Hellgrauer Zwirn, weißes Pinpoint, grüngestreifter Schlips – jeder andere in diesem Outfit hätte es schwer hier. Große steht schon vor Veranstaltungsbeginn mit Fischer Burkhard Freidank – wildes Haar, ausgeblichenes Basecap – rauchend vor der Tür, regt sich mit ihm über die ausbleibende Baugenehmigung aus Belzig für einen Fischimbiss an der Havel auf und überlegt, wie er ihm helfen kann. „Ick rufe morgen den Kreutner an und frag mal, was da los ist.“ Man kann sich bestens vorstellen, wie Große beim Chef der Kreis-Bauaufsicht für seine Leute interveniert.
Seine Beliebtheit, sein politisches Netzwerk helfen, wenn er anderen auf die Finger klopft. In Werder dreht sich wenig ohne den Bürgermeister. Und wer das Blütenfest, seinen Hang zu üppigen Großprojekten wie der Bismarckhöhe, seine Nähe zu Wirtschaftsgrößen wie Touristikunternehmer Axel Hilpert kritisiert, begibt sich auf dünnes Eis. Als jemand in Phöben den in Petzow geplanten Golfplatz hinterfragt, wird Große etwas kurzatmig. „Das ist doch Wüste, wenn da jemand einen Golfplatz baut, ist es nicht unser Geld.“ Dann fällt ihm zum Glück noch ein: „Wir verkaufen dort sogar noch unser Brauchwasser.“ Das zerstreut jeden Zweifel.
Großes Stärke ist das Türgespräch, in Phöben kann er sie ausspielen. Sein Mutterwitz ist legendär. Über die Badplanung verrät er keine Details, es drohten „20 Jahre Sibirien“, wenn er im laufenden Ausschreibungsverfahren plaudert. Über bürokratischen Irrsinn, schlechtes Benehmen, leere Versprechen kann er sich besser noch aufregen als die 20 Gäste in der Alten Schule. Er vermittelt, wie er für Werder dagegen ankämpft: Nach der Abschaffung der Gelben Tonnen blieben gelbe Säcke und Abfallreste am Straßenrand zurück, moniert eine Phöbenerin. Man habe der Entsorgungsfirma ein Ordnungsgeld angedroht, pariert der Bürgermeister.
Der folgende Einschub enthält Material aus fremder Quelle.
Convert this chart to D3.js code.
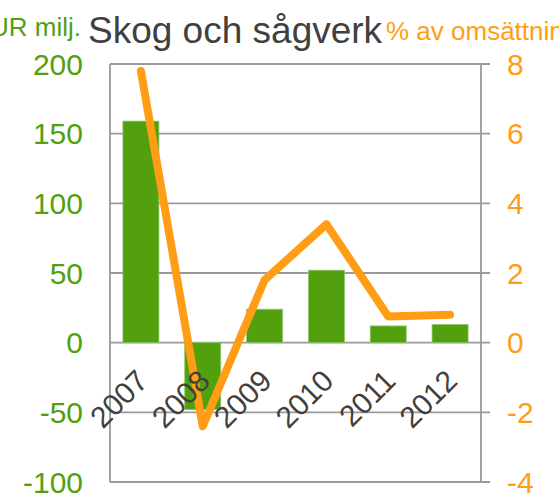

Verstoß gegen die Straßenreinigungssatzung, „mal sehen, was rauskommt.“
Dann der Lückenschluss für den Radweg Phöben-Werder, Verkehrsminister Dellman hatte ihn letzten Sommer bei einer Radtour für 2010 versprochen. Jetzt kam ein Schreiben aus Potsdam, dass es wegen einer zu überbauenden Abwasserdruckleitung später wird. „Ich bin Verbandsvorsteher des Abwasserzweckverbands, da gibt es kein Problem“, sagt Große. Er wird sich beschweren. Und im Sommer, verspricht er zum Stichwort Pferdebahn, will man es mit der Verlängerung des Citybusses bis Phöben nochmal versuchen – testweise. Große macht keinen Wahlkampf, er macht einfach weiter.